2007-04-05
A hard day's work, a rough week, a tough month, a major exam, ending a long relationship, when all you can do is sniff the scent the rain has left and restrain your own waterworks, just contemplating on what you've done, how it shapes who you are and where to go from here on – that's when you find yourself with "All Of A Sudden I Miss Everyone".
Distortion drones, repetitive rapid high-pitched strums in different speeds and tones, dream-like melodies, gushing cymbals, and three guitars throwing lines around much like Freud's Id, Ego and Super ego – all accompany you on a personal journey thorough the enigmatic mazes of your own human mind, and in just one day, cramped into a little under 8 minutes of "The Birth and Death of the Day".
As it unfolds, you're drawn inwards, and don't even notice continuing to "
Welcome, Ghosts", the second track here and what for some was the first impression of what "All Of A Sudden I Miss Everyone" would be about, raising great anticipation and ultimately fulfilling them and working as well in the context of the entire album as alone.
EITS have a way of getting you in, once concentrated, so deep you'd forget what track you're on, what time it is, what day it is and where you are but most definitely remember the main theme, as shown in the over 13th minutes long centerpiece epic "It's Natural To Be Afraid".
Follower "What Do You Go Home To?" mellows its way in, softly rolling strings and keyboards almost at random, thieving right where your faucets are with backwards piano steps and turning them up fully, just waiting for you to break.
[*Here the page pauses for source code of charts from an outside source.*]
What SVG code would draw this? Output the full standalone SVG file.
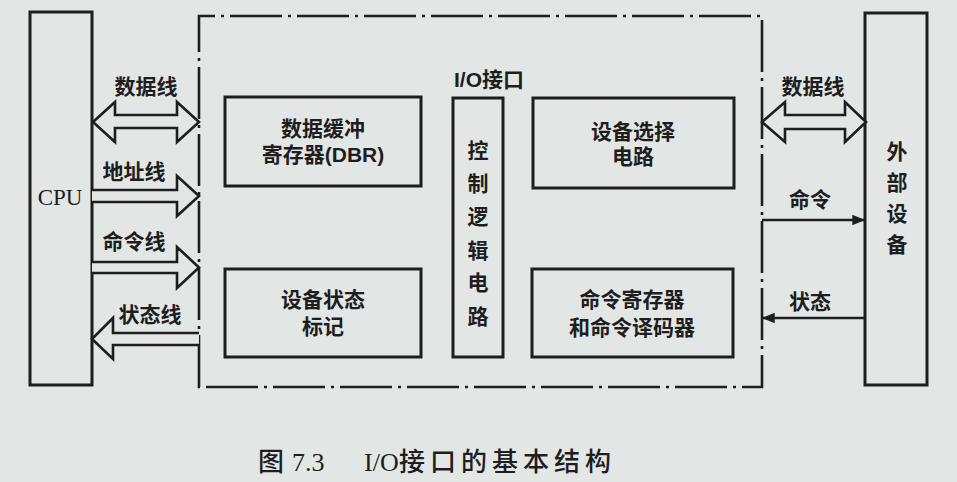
<svg xmlns="http://www.w3.org/2000/svg" width="957" height="482" viewBox="0 0 957 482">
<defs>
<style>
.box{fill:none;stroke:#1e1e1e;stroke-width:3}
.big{fill:#e2e6e5;stroke:#1e1e1e;stroke-width:2.6;stroke-linejoin:miter}
.dash{fill:none;stroke:#1e1e1e;stroke-width:2.6;stroke-dasharray:52 6 3 6}
.ln{fill:none;stroke:#1e1e1e;stroke-width:2.6}
.t{font-family:"Liberation Sans","Noto Sans CJK SC",sans-serif;font-weight:bold;font-size:21px;fill:#1e1e1e;text-anchor:middle}
.cap{font-family:"Liberation Serif","Noto Sans CJK SC",serif;font-size:26px;fill:#1e1e1e;font-weight:500}
</style>
<marker id="ah" viewBox="0 0 10 10" refX="9" refY="5" markerWidth="5" markerHeight="5" orient="auto" markerUnits="strokeWidth">
<path d="M0,1 L10,5 L0,9 z" fill="#1e1e1e"/>
</marker>
</defs>
<rect x="0" y="0" width="957" height="482" fill="#e2e6e5"/>

<g id="cpu">
<rect class="box" x="30" y="12" width="62" height="373"/>
<text x="60" y="205" font-family="Liberation Serif, serif" font-size="23" fill="#1e1e1e" text-anchor="middle">CPU</text>
</g>

<g id="io">
<path class="dash" d="M199,387 L199,16 L762,16 L762,387 Z"/>
<text class="t" x="489" y="87">I/O接口</text>
</g>

<g id="dbr">
<rect class="box" x="225" y="97" width="196" height="89"/>
<text class="t" x="323" y="136">数据缓冲</text>
<text class="t" x="323" y="162">寄存器(DBR)</text>
</g>

<g id="status-flag">
<rect class="box" x="225" y="269" width="196" height="88"/>
<text class="t" x="323" y="307">设备状态</text>
<text class="t" x="323" y="334">标记</text>
</g>

<g id="ctrl">
<rect class="box" x="453" y="98" width="50" height="259"/>
<text class="t" x="478" y="158">控</text>
<text class="t" x="478" y="191">制</text>
<text class="t" x="478" y="224">逻</text>
<text class="t" x="478" y="258">辑</text>
<text class="t" x="478" y="290">电</text>
<text class="t" x="478" y="324">路</text>
</g>

<g id="devsel">
<rect class="box" x="533" y="98" width="201" height="90"/>
<text class="t" x="633" y="139">设备选择</text>
<text class="t" x="633" y="164">电路</text>
</g>

<g id="cmdreg">
<rect class="box" x="532" y="269" width="201" height="88"/>
<text class="t" x="632" y="307">命令寄存器</text>
<text class="t" x="632" y="335">和命令译码器</text>
</g>

<g id="ext">
<rect class="box" x="865" y="13" width="62" height="372"/>
<text class="t" x="897" y="159">外</text>
<text class="t" x="897" y="190">部</text>
<text class="t" x="897" y="221">设</text>
<text class="t" x="897" y="252">备</text>
</g>

<g id="connectors">
<polygon class="big" points="93,122 115,102 115,115 177,115 177,102 199,122 177,142 177,128 115,128 115,142"/>
<text class="t" x="146" y="94">数据线</text>
<path class="big" d="M92,190 L177,190 L177,176 L199,196 L177,216 L177,202 L92,202"/>
<text class="t" x="134" y="179">地址线</text>
<path class="big" d="M92,262 L177,262 L177,247 L199,267.5 L177,288 L177,273 L92,273"/>
<text class="t" x="134" y="249">命令线</text>
<path class="big" d="M199,333 L113,333 L113,318 L92,339 L113,359 L113,345 L199,345"/>
<text class="t" x="150" y="322">状态线</text>

<polygon class="big" points="762,122 785,102 785,115 845,115 845,102 866,122 845,142 845,129 785,129 785,142"/>
<text class="t" x="813" y="94">数据线</text>
<line class="ln" x1="762" y1="220" x2="864" y2="220" marker-end="url(#ah)"/>
<text class="t" x="810" y="207">命令</text>
<line class="ln" x1="865" y1="318" x2="763" y2="318" marker-end="url(#ah)"/>
<text class="t" x="810" y="309">状态</text>
</g>

<text class="cap" y="471"><tspan x="258">图</tspan><tspan x="292">7.3</tspan><tspan x="364">I/O</tspan><tspan x="399" letter-spacing="5">接口的基本结构</tspan></text>
</svg>
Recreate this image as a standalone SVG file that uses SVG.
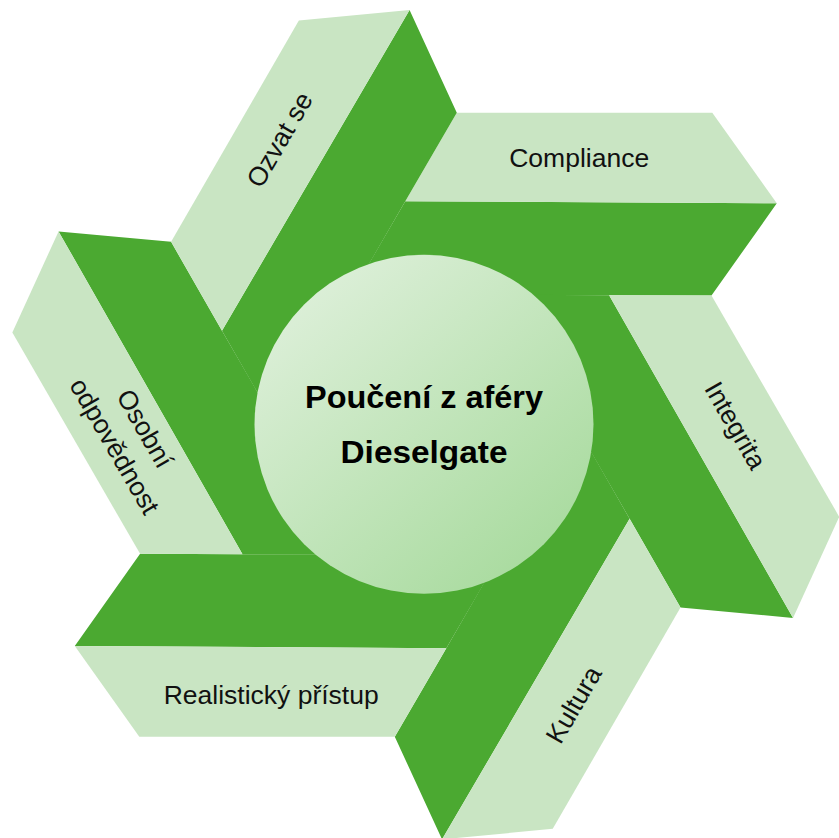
<svg xmlns="http://www.w3.org/2000/svg" width="839" height="838" viewBox="0 0 839 838">
<defs>
<linearGradient id="cg" x1="0.15" y1="0.1" x2="0.85" y2="0.9">
<stop offset="0" stop-color="#dcefd8"/>
<stop offset="1" stop-color="#a9db9f"/>
</linearGradient>
<polygon id="top" points="31,-312 286.5,-312 351,-221.4 -20.5,-223.5"/>
<polygon id="side" points="-20.5,-223.5 351,-221.4 285.7,-129.15 183.3,-129.5 -75.2,-129.5"/>
</defs>
<style>
.top{fill:#c9e5c3}
.side{fill:#4ba931}
.lbl{font-family:"Liberation Sans",Arial,sans-serif;font-size:26.5px;fill:#111;text-anchor:middle}
.ttl{font-family:"Liberation Sans",Arial,sans-serif;font-size:31px;font-weight:bold;fill:#000;text-anchor:middle}
</style>
<rect width="839" height="838" fill="#fff"/>
<g id="arm-compliance">
<use href="#side" class="side" transform="translate(425.8,424.7) rotate(0)"/>
<use href="#top" class="top" transform="translate(425.8,424.7) rotate(0)"/>
<text class="lbl" x="579.2" y="166.7">Compliance</text>
</g>
<g id="arm-integrita">
<use href="#side" class="side" transform="translate(425.8,424.7) rotate(60)"/>
<use href="#top" class="top" transform="translate(425.8,424.7) rotate(60)"/>
<text class="lbl" transform="translate(735,425.8) rotate(60)" x="0" y="8.5">Integrita</text>
</g>
<g id="arm-kultura">
<use href="#side" class="side" transform="translate(425.8,424.7) rotate(120)"/>
<use href="#top" class="top" transform="translate(425.8,424.7) rotate(120)"/>
<text class="lbl" transform="translate(574.2,705) rotate(-60)" x="0" y="8.5">Kultura</text>
</g>
<g id="arm-realisticky">
<use href="#side" class="side" transform="translate(425.8,424.7) rotate(180)"/>
<use href="#top" class="top" transform="translate(425.8,424.7) rotate(180)"/>
<text class="lbl" x="271.2" y="704">Realistický přístup</text>
</g>
<g id="arm-osobni">
<use href="#side" class="side" transform="translate(425.8,424.7) rotate(240)"/>
<use href="#top" class="top" transform="translate(425.8,424.7) rotate(240)"/>
<text class="lbl" transform="translate(129.3,437.6) rotate(60)"><tspan x="0" y="-9">Osobní</tspan><tspan x="0" y="26">odpovědnost</tspan></text>
</g>
<g id="arm-ozvat">
<use href="#side" class="side" transform="translate(425.8,424.7) rotate(300)"/>
<use href="#top" class="top" transform="translate(425.8,424.7) rotate(300)"/>
<text class="lbl" transform="translate(280,140) rotate(-60)" x="0" y="8.5">Ozvat se</text>
</g>
<g id="center">
<circle cx="424" cy="424.3" r="169.5" fill="url(#cg)"/>
<text class="ttl" x="424" y="408" textLength="238" lengthAdjust="spacingAndGlyphs">Poučení z aféry</text>
<text class="ttl" x="424" y="463.3" textLength="167" lengthAdjust="spacingAndGlyphs">Dieselgate</text>
</g>
</svg>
The actual breaking doesn't take long to follow - "Catastrophe and the Cure" is the zenith, the point where all the elements, the building blocks of what you define as you, breakdown and re-assemble, knowing you have changed.
Morning dew and first rays of sunshine penetrate the shutters, be it the ones on windows or your very eyes - "So Long, Lonesome" has a way of opening them and making you feel so vigorous.
It's been about 4 years since Explosions in the sky's last full-length ("The Earth Is Not a Cold Dead Place"), and with this, their 4th album (secluding 2005's conceptual EP "
The Rescue"), it seems that most of all - they've grown. Much like the album itself does to you – they've done themselves. There isn't a single note here to cut down nor add, this is a piece of art to be interpreted in a different way by each and every individual; some individuals, by the way, such as Adem Ilhan (
Adem), Kieran Hebden (
Four Tet), Matthew Cooper (
Eluvium) and the ones of
Jesu,
pAper chAse and Mountains have already made their interpretations to "All Of A Sudden I Miss Everyone", each took one track and gave it its own personality. The result is quite far from how Explosions In The Sky and producer John Congleton did it; instead of having a correlating introverted piece having an eccentric extroverted one. Either way, this is not background music, but rather the actual action, thoughts and feelings the night after a bad day, from the moment you got home to the moment you woke up with a hangover.